The truth is that Brexit, though it presents difficulties, is not impossible. Until 1972, we existed as a nation state outside the EU, and it stands to reason that we can do so again, if only we are determined to do so.

So Johnson, Davis and Rees-Mogg are not so irrelevant as Hague, in his brilliant article, seeks to demonstrate. They are instead seeking, unlike the greater part of the Establishment, to honour the referendum result.

I write this not as some purblind Brexiteer, but as someone who, having acknowledged there were strong arguments on both sides of the question, ended up voting Remain. But it seems to me a recipe for disaster to deny that the result went the other way.

The greatest objection to the EU is that it is undemocratic. Is it unwilling to accept, on equitable terms, the democratically expressed desire of one of its members to leave? Is it a voluntary association, or a prison?

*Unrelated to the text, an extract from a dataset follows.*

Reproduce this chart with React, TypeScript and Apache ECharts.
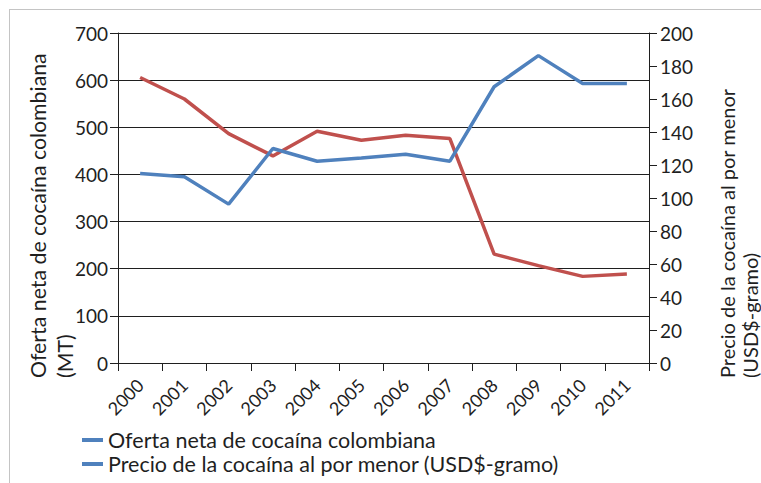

As I write these words, I feel myself growing hot under the collar. Much now depends on the reception of the Chequers proposals in Brussels. The feeling could easily grow – is indeed already growing among those who voted Brexit – that May and her remaining colleagues have been too ready to accept the unfounded claim by Brussels to superior legitimacy, giving it the right to enforce unequal trading arrangements.

Might is right? Is that the core of the Realist argument? If so, it is not one well chosen to appeal to freeborn people. Much scorn has been poured on Johnson, Davis and Rees-Mogg, and no doubt they possess, like all human beings, their weaknesses. But they are not so irrelevant as Hague, grown accustomed to seeing things from a ministerial point of view, would like to persuade us.